2028 Takes Shape: Vance and Newsom Lead Early Betting
With Trump's second term just beginning, prediction markets are already pricing the 2028 race—and the frontrunners may surprise you.
2028 Takes Shape: Vance and Newsom Lead Early Betting
President Trump was inaugurated just today, yet prediction markets have already moved on to his successor. The 2028 presidential race is taking shape in the betting odds, revealing distinct frontrunners on each side—and a Republican field more consolidated than many expected.
The Republican Race: Vance's Early Dominance
Vice President JD Vance commands a striking lead in the 2028 Republican nomination market, trading at 51% on PredictIt. This represents an unusually dominant position this early in a cycle.
For comparison, the next closest competitor is Secretary of State Marco Rubio at just 15%. Former President Trump and Governor Ron DeSantis each trade at 4%—nominal prices reflecting the improbability of either running.
The field's other notables cluster in the low single digits: Ted Cruz (3%), Donald Trump Jr. (3%), Brian Kemp (3%), and Marjorie Taylor Greene (3%). Glenn Youngkin, once considered a rising star, sits at just 2%.
The market signal is clear: barring dramatic developments, Vance is the presumptive heir apparent.
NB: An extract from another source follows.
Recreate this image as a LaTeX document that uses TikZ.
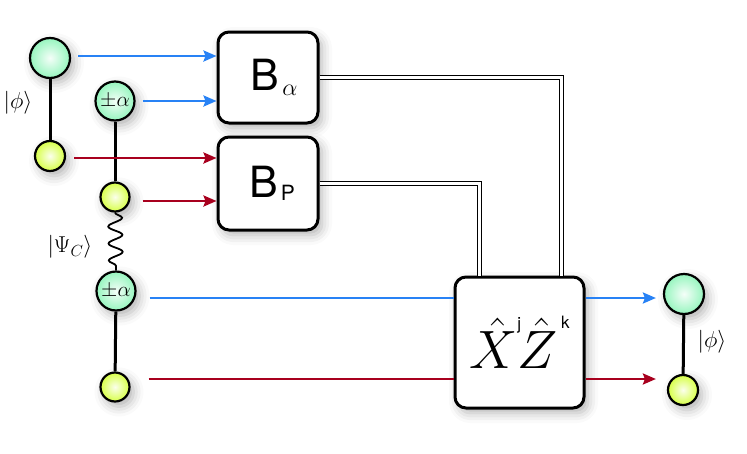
\RequirePackage{fix-cm}
\documentclass[tikz,border=0pt]{standalone}
\usepackage{fontspec}
\setsansfont{TeX Gyre Heros}
\usetikzlibrary{shadows.blur,decorations.pathmorphing,arrows.meta}
\definecolor{qgreen}{RGB}{150,245,190}
\definecolor{qyellow}{RGB}{215,255,70}
\definecolor{qblue}{RGB}{40,130,245}
\definecolor{qred}{RGB}{168,0,30}
\tikzset{
  sh/.style={blur shadow={shadow xshift=4pt,shadow yshift=-5pt,shadow blur radius=10pt,shadow opacity=30}},
  gq/.style={circle,draw=black,line width=2.2pt,minimum size=40pt,inner sep=0pt,inner color=qgreen!10!white,outer color=qgreen,sh},
  aq/.style={gq,minimum size=39pt,font=\fontsize{21}{21}\selectfont},
  yq/.style={circle,draw=black,line width=2.2pt,minimum size=30pt,inner sep=0pt,inner color=qyellow!10!white,outer color=qyellow,sh},
  gate/.style={draw=black,line width=3pt,rounded corners=11pt,fill=white,inner sep=0pt,sh},
  bond/.style={line width=3pt,black},
  wavy/.style={line width=1.8pt,black,decorate,decoration={snake,segment length=17pt,amplitude=7pt}},
  barr/.style={line width=2.4pt,qblue,-{Stealth[length=13pt,width=11pt,inset=2pt]}},
  rarr/.style={line width=2.4pt,qred,-{Stealth[length=13pt,width=11pt,inset=2pt]}},
  bline/.style={line width=2.4pt,qblue},
  rline/.style={line width=2.4pt,qred},
  dbl/.style={line width=1.4pt,double=white,double distance=2.6pt},
  lab/.style={inner sep=0pt,font=\fontsize{23}{23}\selectfont}
}
\begin{document}
\begin{tikzpicture}[x=1pt,y=-1pt]
\useasboundingbox (0,0) rectangle (747,453);
% gates
\node[gate,minimum width=100pt,minimum height=91pt] (Ba) at (268,77.5)
  {\hspace*{12pt}{\fontsize{43}{43}\selectfont\sffamily B}\hspace{3pt}\raisebox{-5pt}{\fontsize{24}{24}\selectfont$\alpha$}};
\node[gate,minimum width=100pt,minimum height=93pt] (Bp) at (268,183.5)
  {\hspace*{8pt}{\fontsize{43}{43}\selectfont\sffamily B}\hspace{3pt}\raisebox{-3pt}{\fontsize{21}{21}\selectfont\sffamily P}};
\node[gate,minimum width=129pt,minimum height=131pt] (XZ) at (519.5,342.5)
  {\fontsize{54}{54}\selectfont$\hat{X}$\raisebox{39pt}{\fontsize{17}{17}\selectfont\sffamily j}\hspace{-4pt}$\hat{Z}$\hspace{4pt}\raisebox{40pt}{\fontsize{17}{17}\selectfont\sffamily k}};
% qubits
\node[gq] (g1) at (50,58) {};
\node[yq] (y1) at (50,156) {};
\node[aq] (a1) at (115,101) {$\pm\alpha$};
\node[yq,minimum size=29pt] (y2) at (115,197) {};
\node[aq] (a2) at (116,291) {$\pm\alpha$};
\node[yq,minimum size=29pt] (y3) at (115,387) {};
\node[gq] (g2) at (684,294) {};
\node[yq] (y4) at (683,390) {};
% bonds
\draw[bond] (g1) -- (y1);
\draw[bond] (a1) -- (y2);
\draw[bond] (a2) -- (y3);
\draw[bond] (g2) -- (y4);
\draw[wavy] (y2.south) -- (a2.north);
% labels
\node[lab] (lphi1) at (18,103) {$|\phi\rangle$};
\node[lab] (lpsi) at (70,247) {$|\Psi_{C}\rangle$};
\node[lab] (lphi2) at (712,342) {$|\phi\rangle$};
% arrows into measurement boxes
\draw[barr] ([xshift=7pt,yshift=2pt]g1.east) -- ([yshift=2pt]g1.east -| Ba.west);
\draw[barr] ([xshift=7pt]a1.east) -- (a1.east -| Ba.west);
\draw[rarr] ([xshift=8pt,yshift=-2pt]y1.east) -- ([yshift=-2pt]y1.east -| Bp.west);
\draw[rarr] ([xshift=12pt,yshift=-4pt]y2.east) -- ([yshift=-4pt]y2.east -| Bp.west);
% lines through correction box
\coordinate (bl) at ([yshift=-7pt]a2.east);
\coordinate (rl) at ([yshift=8pt]y3.east);
\draw[bline] ([xshift=13pt]bl) -- (bl -| XZ.west);
\draw[rline] ([xshift=18pt]rl) -- (rl -| XZ.west);
\draw[barr] (bl -| XZ.east) -- ([xshift=-7pt]bl -| g2.west);
\draw[rarr] (rl -| XZ.east) -- ([xshift=-11pt]rl -| y4.west);
% classical wires
\draw[dbl] (Ba.east) -| ([xshift=-24pt]XZ.north east);
\draw[dbl] (Bp.east) -| ([xshift=26pt]XZ.north west);
\end{tikzpicture}
\end{document}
His Ohio roots, populist credentials, and direct access to the Trump coalition make him formidable.
The Democratic Race: A Fragmented Field
The Democratic side presents a starkly different picture. Governor Gavin Newsom leads at 32%—a plurality but not dominance. The field behind him is fragmented across multiple plausible candidates.
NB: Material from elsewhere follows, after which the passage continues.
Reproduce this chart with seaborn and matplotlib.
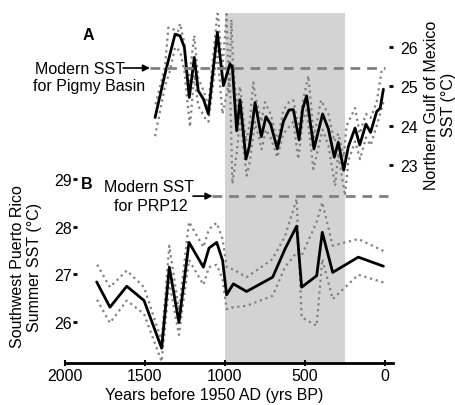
import matplotlib
matplotlib.use('Agg')
import matplotlib.pyplot as plt
import seaborn as sns

# ------------------------------------------------------------
# DATA
# ------------------------------------------------------------

# A: Northern Gulf of Mexico (Pigmy Basin) SST
pb_years = [1437, 1375, 1344, 1312, 1281, 1254, 1223, 1192, 1167, 1135,
            1104, 1048, 1010, 969, 954, 927, 906, 869, 848, 812,
            773, 744, 715, 673, 635, 600, 573, 537, 515, 490,
            444, 390, 354, 317, 292, 258, 229, 187, 158, 119,
            90, 52, 30, 10]
pb_sst = [24.21, 25.32, 25.82, 26.33, 26.29, 26.00, 24.72, 25.74, 24.89, 24.68,
          24.30, 26.38, 25.02, 25.57, 25.50, 23.87, 24.66, 23.15, 23.47, 24.59,
          23.72, 24.23, 24.04, 23.41, 24.11, 24.40, 24.41, 23.64, 24.42, 24.76,
          23.41, 24.30, 23.92, 23.20, 23.58, 22.87, 23.47, 23.94, 23.51, 24.04,
          23.83, 24.36, 24.45, 24.93]

pb_hi_years = [1437, 1375, 1354, 1320, 1300, 1281, 1254, 1230, 1192, 1167,
               1135, 1104, 1046, 1015, 990, 975, 960, 950, 927, 906,
               869, 848, 823, 812, 773, 750, 715, 673, 635, 600,
               573, 537, 515, 479, 444, 400, 354, 317, 292, 258,
               240, 187, 158, 119, 90, 52, 21]
pb_hi = [24.50, 25.50, 26.50, 26.45, 26.30, 26.60, 26.10, 25.00, 26.30, 25.20,
         24.90, 24.50, 26.93, 25.50, 26.84, 24.80, 26.70, 25.60, 24.50, 25.00,
         23.60, 24.00, 25.10, 24.80, 24.10, 24.60, 24.30, 23.60, 24.40, 24.60,
         24.65, 23.90, 24.60, 25.27, 23.70, 24.65, 24.30, 23.60, 23.80, 23.20,
         24.00, 24.45, 23.80, 24.30, 24.20, 24.60, 25.40]

pb_lo_years = [1441, 1375, 1344, 1312, 1281, 1254, 1219, 1192, 1167, 1115,
               1104, 1048, 1016, 969, 954, 927, 906, 865, 848, 812,
               771, 744, 715, 673, 635, 573, 542, 515, 490, 448,
               390, 354, 312, 292, 250, 229, 187, 156, 119, 90,
               52, 10]
pb_lo = [23.66, 25.00, 25.40, 26.00, 25.90, 25.40, 23.97, 25.30, 24.50, 24.13,
         24.10, 25.90, 24.30, 25.20, 22.52, 23.30, 24.20, 22.73, 23.00, 24.10,
         23.40, 23.90, 23.70, 23.20, 23.80, 24.10, 23.15, 24.10, 24.40, 22.90,
         23.90, 23.50, 22.47, 23.30, 22.22, 23.10, 23.60, 23.15, 23.70, 23.50,
         24.00, 24.60]

# B: Southwest Puerto Rico (PRP12) summer SST
pr_years = [1802, 1719, 1614, 1506, 1396, 1348, 1288, 1225, 1135, 1100,
            1052, 1015, 990, 948, 865, 702, 625, 552, 521, 427,
            392, 327, 167, 10]
pr_sst = [26.84, 26.31, 26.75, 26.45, 25.45, 27.15, 25.99, 27.67, 27.15, 27.55,
          27.67, 27.29, 26.57, 26.80, 26.64, 26.94, 27.53, 28.01, 26.73, 26.97,
          27.88, 27.04, 27.36, 27.17]
pr_hi = [27.22, 26.73, 27.08, 26.73, 25.60, 27.60, 26.24, 28.10, 27.57, 27.95,
         28.08, 27.74, 27.15, 27.10, 26.94, 27.32, 27.80, 28.58, 26.10, 25.92,
         27.32, 26.48, 26.99, 26.83]
pr_lo = [26.48, 25.98, 26.45, 26.17, 25.17, 26.83, 25.73, 27.30, 26.78, 27.15,
         27.20, 26.90, 26.27, 26.31, 26.34, 26.55, 27.15, 27.46, 27.39, 28.10,
         28.51, 27.60, 27.74, 27.49]

modern_pb = 25.47
modern_pr = 28.64
shade_years = [1000, 250]

left_ticks = [26, 27, 28, 29]
right_ticks = [23, 24, 25, 26]
x_ticks = [2000, 1500, 1000, 500, 0]

# ------------------------------------------------------------
# STYLE
# ------------------------------------------------------------
sns.set_theme(style='white')
plt.rcParams['font.family'] = ['Liberation Sans', 'DejaVu Sans']
plt.rcParams['font.size'] = 11.5
plt.rcParams['text.color'] = 'black'
plt.rcParams['axes.labelcolor'] = 'black'
plt.rcParams['xtick.color'] = 'black'
plt.rcParams['ytick.color'] = 'black'

W, H = 456, 406
fig = plt.figure(figsize=(W / 100, H / 100), dpi=100)
ax = fig.add_axes([65 / W, 1 - 364 / H, (393 - 65) / W, (364 - 14) / H])
ax2 = ax.twinx()

GRAY = '#808080'
SHADE = '#d3d3d3'

ax.set_xlim(2000, -50)
ax.set_ylim(25.14, 32.48)
ax2.set_ylim(17.96, 26.87)

# shaded interval
ax.axvspan(shade_years[0], shade_years[1], color=SHADE, lw=0, zorder=0)

# panel B
sns.lineplot(x=pr_years, y=pr_hi, ax=ax, color=GRAY, lw=1.6, ls=':', errorbar=None)
sns.lineplot(x=pr_years, y=pr_lo, ax=ax, color=GRAY, lw=1.6, ls=':', errorbar=None)
sns.lineplot(x=pr_years, y=pr_sst, ax=ax, color='black', lw=2.0, errorbar=None)
ax.plot([1081, -19], [modern_pr, modern_pr], color=GRAY, lw=2, ls=(0, (3.5, 2.5)))
ax.annotate('', xy=(1078, modern_pr), xytext=(1200, modern_pr),
            arrowprops=dict(arrowstyle='-|>', color='black', lw=1.2,
                            mutation_scale=10, shrinkA=0, shrinkB=0))

# panel A
sns.lineplot(x=pb_hi_years, y=pb_hi, ax=ax2, color=GRAY, lw=1.6, ls=':', errorbar=None)
sns.lineplot(x=pb_lo_years, y=pb_lo, ax=ax2, color=GRAY, lw=1.6, ls=':', errorbar=None)
sns.lineplot(x=pb_years, y=pb_sst, ax=ax2, color='black', lw=2.0, errorbar=None)
ax2.plot([1469, 0], [modern_pb, modern_pb], color=GRAY, lw=2, ls=(0, (3.5, 2.5)))
ax2.annotate('', xy=(1469, modern_pb), xytext=(1637, modern_pb),
             arrowprops=dict(arrowstyle='-|>', color='black', lw=1.2,
                             mutation_scale=10, shrinkA=0, shrinkB=0))

# axes cosmetics
for s in ['top', 'right', 'left']:
    ax.spines[s].set_visible(False)
for s in ax2.spines.values():
    s.set_visible(False)
ax.spines['bottom'].set_color('black')
ax.spines['bottom'].set_linewidth(2)

ax.set_xticks(x_ticks)
ax.set_xticklabels([str(v) for v in x_ticks])
ax.tick_params(axis='x', direction='inout', length=5, width=1.5,
               colors='black', pad=1, labelsize=11.5, bottom=True)

ax.spines['left'].set_position(('outward', -9))
ax.set_yticks(left_ticks)
ax.set_yticklabels([str(v) for v in left_ticks])
ax.tick_params(axis='y', direction='out', length=3, width=2,
               colors='black', pad=1, labelsize=11.5, left=True)

ax2.set_yticks(right_ticks)
ax2.set_yticklabels([str(v) for v in right_ticks])
ax2.tick_params(axis='y', direction='in', length=3, width=2,
                colors='black', pad=5, labelsize=11.5, right=True)

ax.set_xlabel('')
ax.set_ylabel('')
ax2.set_ylabel('')

# texts
def ft(x, y, s, **kw):
    fig.text(x / W, 1 - y / H, s, color='black', **kw)

ft(88, 35, 'A', fontweight='bold', ha='center', va='center', fontsize=11.5)
ft(87, 185, 'B', fontweight='bold', ha='center', va='center', fontsize=11.5)
ft(35, 69, 'Modern SST', ha='left', va='center')
ft(33, 87, 'for Pigmy Basin', ha='left', va='center')
ft(149, 188, 'Modern SST', ha='center', va='center')
ft(151, 207, 'for PRP12', ha='center', va='center')
ft(214, 396, 'Years before 1950 AD (yrs BP)', ha='center', va='center')
ft(26, 267, 'Southwest Puerto Rico\nSummer SST (°C)', ha='center', va='center',
   rotation=90, multialignment='center', linespacing=1.1)
ft(440, 105, 'Northern Gulf of Mexico\nSST (°C)', ha='center', va='center',
   rotation=90, multialignment='center', linespacing=1.1)

fig.savefig('out.png', dpi=100)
Alexandria Ocasio-Cortez sits at 11%, reflecting her national profile and ability to energize the party's progressive wing. Behind her, a cluster of governors and senators each trade between 3-7%:
- Kamala Harris (7%): The Vice President could seek a rematch
- Josh Shapiro (7%): Pennsylvania's popular governor
- Andy Beshear (7%): Kentucky's two-time winner in red territory
- Pete Buttigieg (5%): Transportation Secretary with presidential experience
- JB Pritzker (5%): Illinois governor with personal wealth
- Gretchen Whitmer (4%): Michigan governor with crossover appeal
This distribution suggests no consensus has formed on the Democratic side. The party is working through questions about direction, message, and electability that the 2024 defeat sharpened.
The Midterm Factor
Looming over 2028 speculation is the 2026 midterm. Polymarket gives Republicans just 22.5% odds of controlling the House after November—an unusually bearish assessment given their current majority.
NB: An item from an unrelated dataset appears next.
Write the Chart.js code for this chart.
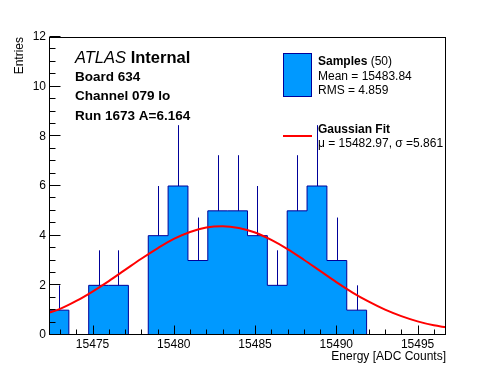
<!DOCTYPE html>
<html>
<head>
<meta charset="utf-8">
<script src="https://cdn.jsdelivr.net/npm/chart.js@4.4.1/dist/chart.umd.min.js"></script>
<style>
  html, body { margin: 0; padding: 0; background: #fff; }
  #c { display: block; }
</style>
</head>
<body>
<canvas id="c" width="496" height="372"></canvas>
<script>
var FONT = '"Liberation Sans", Arial, Helvetica, sans-serif';

// histogram binning and contents
var xMin = 15472.32;
var xMax = 15496.75;
var binWidth = 1.2215;
var counts = [1, 0, 2, 2, 0, 4, 6, 3, 5, 5, 4, 2, 5, 6, 3, 1, 0, 0, 0, 0];
var errors = [1, 0, 1.41, 1.41, 0, 2, 2.45, 1.73, 2.24, 2.24, 2, 1.41, 2.24, 2.45, 1.73, 1, 0, 0, 0, 0];

// fitted curve
var fitX = [15472.32, 15473, 15474, 15475, 15476, 15477, 15478, 15479, 15480, 15481, 15482, 15483,
            15484, 15485, 15486, 15487, 15488, 15489, 15490, 15491, 15492, 15493, 15494, 15495,
            15496, 15496.75];
var fitY = [0.90, 1.05, 1.37, 1.75, 2.17, 2.62, 3.07, 3.49, 3.87, 4.15, 4.33, 4.38,
            4.31, 4.13, 3.83, 3.46, 3.03, 2.58, 2.13, 1.71, 1.34, 1.02, 0.76, 0.55,
            0.39, 0.31];

var labelLines = ["Board 634", "Channel 079 lo", "Run 1673 A=6.164"];
var statLines = ["Mean = 15483.84", "RMS = 4.859"];
var fitLabel = "\u03bc = 15482.97, \u03c3 =5.861";

var FILL = "#0099ff";
var EDGE = "#000099";

var histPoints = [];
for (var i = 0; i < counts.length; i++) {
    histPoints.push({ x: xMin + i * binWidth, y: counts[i] });
}
histPoints.push({ x: xMin + counts.length * binWidth, y: counts[counts.length - 1] });

var fitPoints = fitX.map(function (x, k) { return { x: x, y: fitY[k] }; });

var rootStyle = {
    id: "rootStyle",
    afterDatasetDraw: function (chart, args) {
        if (args.index !== 1) return;
        var ctx = chart.ctx, xs = chart.scales.x, ys = chart.scales.y;
        ctx.save();
        ctx.strokeStyle = EDGE;
        ctx.lineWidth = 1;
        ctx.beginPath();
        for (var i = 0; i < counts.length; i++) {
            if (!counts[i]) continue;
            var px = Math.round(xs.getPixelForValue(xMin + (i + 0.5) * binWidth)) + 0.5;
            ctx.moveTo(px, ys.getPixelForValue(counts[i]));
            ctx.lineTo(px, ys.getPixelForValue(counts[i] + errors[i]));
        }
        ctx.stroke();
        ctx.restore();
    },
    afterDraw: function (chart) {
        var ctx = chart.ctx, a = chart.chartArea;
        var xs = chart.scales.x, ys = chart.scales.y;
        var L = Math.round(a.left) + 0.5, R = Math.round(a.right) - 0.5;
        var T = Math.round(a.top) + 0.5, B = Math.round(a.bottom) - 0.5;
        ctx.save();
        ctx.strokeStyle = "#000";
        ctx.lineWidth = 1;
        ctx.strokeRect(L, T, R - L, B - T);

        // tick marks point inward, ROOT style
        ctx.beginPath();
        var v, p;
        for (v = 0; v <= 12.001; v += 0.5) {
            p = Math.round(ys.getPixelForValue(v)) - 0.5;
            ctx.moveTo(L, p);
            ctx.lineTo(L + (Math.abs(v % 2) < 0.01 ? 11 : 6), p);
        }
        for (v = Math.ceil(xMin); v <= xMax; v += 1) {
            p = Math.round(xs.getPixelForValue(v)) + 0.5;
            ctx.moveTo(p, B);
            ctx.lineTo(p, B - (v % 5 === 0 ? 9 : 5));
        }
        ctx.stroke();

        ctx.fillStyle = "#000";
        ctx.textBaseline = "alphabetic";
        ctx.textAlign = "left";

        // ATLAS label
        ctx.font = "italic 16.5px " + FONT;
        ctx.fillText("ATLAS", 75, 63);
        var w = ctx.measureText("ATLAS ").width;
        ctx.font = "bold 16.5px " + FONT;
        ctx.fillText("Internal", 75 + w, 63);

        ctx.font = "bold 13.5px " + FONT;
        labelLines.forEach(function (t, k) {
            ctx.fillText(t, 75, 80.5 + k * 19.5);
        });

        // legend
        ctx.fillStyle = FILL;
        ctx.fillRect(283.5, 53.5, 28, 43);
        ctx.strokeStyle = EDGE;
        ctx.strokeRect(283.5, 53.5, 28, 43);

        ctx.fillStyle = "#000";
        ctx.font = "bold 12px " + FONT;
        ctx.fillText("Samples", 318, 65);
        var sw = ctx.measureText("Samples ").width;
        ctx.font = "12px " + FONT;
        ctx.fillText("(50)", 318 + sw, 65);
        statLines.forEach(function (t, k) {
            ctx.fillText(t, 318, 79.5 + k * 14);
        });

        ctx.strokeStyle = "#ff0000";
        ctx.lineWidth = 2;
        ctx.beginPath();
        ctx.moveTo(283, 136);
        ctx.lineTo(312, 136);
        ctx.stroke();

        ctx.font = "bold 12px " + FONT;
        ctx.fillText("Gaussian Fit", 318, 133);
        ctx.font = "12px " + FONT;
        ctx.fillText(fitLabel, 318, 147);
        ctx.restore();
    }
};

new Chart(document.getElementById("c"), {
    type: "line",
    data: {
        datasets: [
            {
                label: "Gaussian Fit",
                data: fitPoints,
                borderColor: "#ff0000",
                borderWidth: 2,
                pointRadius: 0,
                fill: false,
                cubicInterpolationMode: "monotone"
            },
            {
                label: "Samples",
                data: histPoints,
                stepped: true,
                borderColor: EDGE,
                borderWidth: 1,
                backgroundColor: FILL,
                fill: "origin",
                pointRadius: 0
            }
        ]
    },
    options: {
        responsive: false,
        animation: false,
        devicePixelRatio: 1,
        layout: { padding: { top: 37, right: 50, left: 0, bottom: 0 } },
        plugins: { legend: { display: false }, tooltip: { enabled: false } },
        scales: {
            x: {
                type: "linear",
                min: xMin,
                max: xMax,
                grid: { display: false, drawTicks: false },
                border: { display: false },
                ticks: {
                    stepSize: 5,
                    includeBounds: false,
                    autoSkip: false,
                    maxRotation: 0,
                    padding: 2,
                    color: "#000",
                    font: { family: FONT, size: 12 },
                    callback: function (v) { return String(v); }
                },
                title: {
                    display: true,
                    text: "Energy [ADC Counts]",
                    align: "end",
                    color: "#000",
                    font: { family: FONT, size: 12 },
                    padding: { top: 0, bottom: 8.5 }
                },
                afterFit: function (s) { s.height = 37; }
            },
            y: {
                min: 0,
                max: 12,
                grid: { display: false, drawTicks: false },
                border: { display: false },
                ticks: {
                    stepSize: 2,
                    padding: 3,
                    color: "#000",
                    font: { family: FONT, size: 12 }
                },
                title: {
                    display: true,
                    text: "Entries",
                    align: "end",
                    color: "#000",
                    font: { family: FONT, size: 12 },
                    padding: { top: 12, bottom: 0 }
                },
                afterFit: function (s) { s.width = 49; }
            }
        }
    },
    plugins: [rootStyle]
});
</script>
</body>
</html>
PredictIt's granular House market reinforces this skepticism. The modal outcome (27% probability) is Republicans winning 192 or fewer seats—a Democratic landslide that would give the opposition party substantial power and momentum.
If this scenario materializes, it would reshape 2028 calculations. A humbling midterm could damage Vance's standing while elevating Democratic figures who deliver wins.
Reading the Odds
These early prices shouldn't be mistaken for predictions. Two and a half years is an eternity in politics. Vance could stumble in office; Newsom could face scandals or primary challenges; entirely new figures could emerge.
What markets capture is current expectation weighted by probability. Today, forecasters see:
- Vance as the strong GOP favorite, benefiting from incumbency and Trump's blessing
- Newsom as the Democratic frontrunner, but without locking down the field
- A midterm environment that could scramble everything
The next two years will reveal whether these early assessments prove prescient or dramatically wrong. For now, the betting markets have picked their horses—even as the race hasn't officially begun.
Analysis informed by aggregated forecaster data from PredictIt and Polymarket as of January 20, 2026.